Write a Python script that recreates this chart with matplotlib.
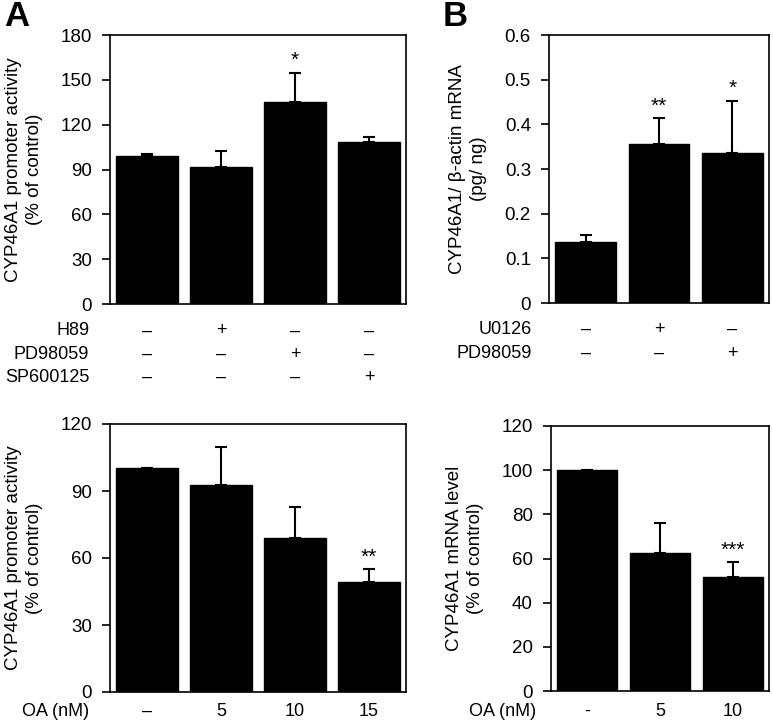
import numpy as np
import matplotlib
matplotlib.use("Agg")
import matplotlib.pyplot as plt

plt.rcParams['font.family'] = ['Liberation Sans', 'DejaVu Sans']

# panel A top
a1_vals = [99.3, 91.5, 135.4, 108.2]
a1_err = [0.8, 11.1, 19.4, 3.8]
a1_stars = ['', '', '*', '']
a1_rows = ['H89', 'PD98059', 'SP600125']
a1_signs = [['–', '+', '–', '–'],
            ['–', '–', '+', '–'],
            ['–', '–', '–', '+']]

# panel B top
b1_vals = [0.136, 0.357, 0.335]
b1_err = [0.017, 0.057, 0.118]
b1_stars = ['', '**', '*']
b1_rows = ['U0126', 'PD98059']
b1_signs = [['–', '+', '–'],
            ['–', '–', '+']]

# panel A bottom
a2_vals = [100.3, 92.5, 69.0, 49.2]
a2_err = [0.0, 17.2, 13.8, 5.7]
a2_stars = ['', '', '', '**']
a2_labels = ['–', '5', '10', '15']

# panel B bottom
b2_vals = [99.9, 62.3, 51.6]
b2_err = [0.3, 13.8, 6.8]
b2_stars = ['', '', '***']
b2_labels = ['-', '5', '10']

W, H = 773, 728
fig = plt.figure(figsize=(W / 100, H / 100), dpi=100)
FS = 13


def make_ax(x0, y0, x1, y1):
    return fig.add_axes([x0 / W, 1 - y1 / H, (x1 - x0) / W, (y1 - y0) / H])


def bars(ax, vals, err, stars, ymax, step, ylabel, fmt=None):
    x = np.arange(len(vals))
    ax.bar(x, vals, width=0.83, color='black', edgecolor='black')
    ax.errorbar(x, vals, yerr=[np.zeros(len(vals)), err], fmt='none',
                ecolor='black', elinewidth=1.5, capsize=4.5, capthick=1.5)
    for i, s in enumerate(stars):
        if s:
            ax.text(x[i], vals[i] + err[i] + ymax * 0.01, s, ha='center',
                    va='bottom', fontsize=15)
    ax.set_xlim(-0.5, len(vals) - 0.5)
    ax.set_ylim(0, ymax)
    ticks = np.arange(0, ymax + step / 2, step)
    ax.set_yticks(ticks)
    if fmt:
        ax.set_yticklabels([fmt(t) for t in ticks])
    ax.set_xticks([])
    ax.tick_params(axis='y', direction='out', length=6, width=1.2, pad=7,
                   labelsize=13.5)
    for sp in ax.spines.values():
        sp.set_linewidth(1.2)
    ax.set_ylabel(ylabel, fontsize=13.5, linespacing=1.25, labelpad=13)


ax1 = make_ax(110, 35, 406, 304)
bars(ax1, a1_vals, a1_err, a1_stars, 180, 30,
     'CYP46A1 promoter activity\n(% of control)')
for r, (name, signs) in enumerate(zip(a1_rows, a1_signs)):
    y = -0.1 - r * 0.087
    ax1.text(-0.07, y, name, transform=ax1.transAxes, ha='right', va='center', fontsize=FS)
    for i, s in enumerate(signs):
        ax1.text(i, y, s, transform=ax1.get_xaxis_transform(), ha='center',
                 va='center', fontsize=FS)

ax2 = make_ax(549, 35, 769, 303)
bars(ax2, b1_vals, b1_err, b1_stars, 0.6, 0.1,
     'CYP46A1/ β-actin mRNA\n(pg/ ng)', fmt=lambda t: '0' if t == 0 else f'{t:.1f}')
for r, (name, signs) in enumerate(zip(b1_rows, b1_signs)):
    y = -0.1 - r * 0.087
    ax2.text(-0.08, y, name, transform=ax2.transAxes, ha='right', va='center', fontsize=FS)
    for i, s in enumerate(signs):
        ax2.text(i, y, s, transform=ax2.get_xaxis_transform(), ha='center',
                 va='center', fontsize=FS)

ax3 = make_ax(110, 424, 406, 692)
bars(ax3, a2_vals, a2_err, a2_stars, 120, 30,
     'CYP46A1 promoter activity\n(% of control)')
ax3.text(-0.07, -0.072, 'OA (nM)', transform=ax3.transAxes, ha='right', va='center', fontsize=FS)
for i, s in enumerate(a2_labels):
    ax3.text(i, -0.072, s, transform=ax3.get_xaxis_transform(), ha='center',
             va='center', fontsize=FS)

ax4 = make_ax(551, 426, 769, 691)
bars(ax4, b2_vals, b2_err, b2_stars, 120, 20,
     'CYP46A1 mRNA level\n(% of control)')
ax4.text(-0.07, -0.076, 'OA (nM)', transform=ax4.transAxes, ha='right', va='center', fontsize=FS)
for i, s in enumerate(b2_labels):
    ax4.text(i, -0.076, s, transform=ax4.get_xaxis_transform(), ha='center',
             va='center', fontsize=FS)

fig.text(4 / W, 1 - 16 / H, 'A', fontsize=25, fontweight='bold', va='center', ha='left')
fig.text(443 / W, 1 - 16 / H, 'B', fontsize=25, fontweight='bold', va='center', ha='left')

fig.savefig('out.png', dpi=100)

══════════

Repeat the listing above from its first line through the line that contains "fontsize=13.5, linespacing=1.25, labelpad=13)", both included, and nothing more. Drop the pictures.

* **Expected output**:
Write a Python script that recreates this chart with matplotlib.
import numpy as np
import matplotlib
matplotlib.use("Agg")
import matplotlib.pyplot as plt

plt.rcParams['font.family'] = ['Liberation Sans', 'DejaVu Sans']

# panel A top
a1_vals = [99.3, 91.5, 135.4, 108.2]
a1_err = [0.8, 11.1, 19.4, 3.8]
a1_stars = ['', '', '*', '']
a1_rows = ['H89', 'PD98059', 'SP600125']
a1_signs = [['–', '+', '–', '–'],
            ['–', '–', '+', '–'],
            ['–', '–', '–', '+']]

# panel B top
b1_vals = [0.136, 0.357, 0.335]
b1_err = [0.017, 0.057, 0.118]
b1_stars = ['', '**', '*']
b1_rows = ['U0126', 'PD98059']
b1_signs = [['–', '+', '–'],
            ['–', '–', '+']]

# panel A bottom
a2_vals = [100.3, 92.5, 69.0, 49.2]
a2_err = [0.0, 17.2, 13.8, 5.7]
a2_stars = ['', '', '', '**']
a2_labels = ['–', '5', '10', '15']

# panel B bottom
b2_vals = [99.9, 62.3, 51.6]
b2_err = [0.3, 13.8, 6.8]
b2_stars = ['', '', '***']
b2_labels = ['-', '5', '10']

W, H = 773, 728
fig = plt.figure(figsize=(W / 100, H / 100), dpi=100)
FS = 13


def make_ax(x0, y0, x1, y1):
    return fig.add_axes([x0 / W, 1 - y1 / H, (x1 - x0) / W, (y1 - y0) / H])


def bars(ax, vals, err, stars, ymax, step, ylabel, fmt=None):
    x = np.arange(len(vals))
    ax.bar(x, vals, width=0.83, color='black', edgecolor='black')
    ax.errorbar(x, vals, yerr=[np.zeros(len(vals)), err], fmt='none',
                ecolor='black', elinewidth=1.5, capsize=4.5, capthick=1.5)
    for i, s in enumerate(stars):
        if s:
            ax.text(x[i], vals[i] + err[i] + ymax * 0.01, s, ha='center',
                    va='bottom', fontsize=15)
    ax.set_xlim(-0.5, len(vals) - 0.5)
    ax.set_ylim(0, ymax)
    ticks = np.arange(0, ymax + step / 2, step)
    ax.set_yticks(ticks)
    if fmt:
        ax.set_yticklabels([fmt(t) for t in ticks])
    ax.set_xticks([])
    ax.tick_params(axis='y', direction='out', length=6, width=1.2, pad=7,
                   labelsize=13.5)
    for sp in ax.spines.values():
        sp.set_linewidth(1.2)
    ax.set_ylabel(ylabel, fontsize=13.5, linespacing=1.25, labelpad=13)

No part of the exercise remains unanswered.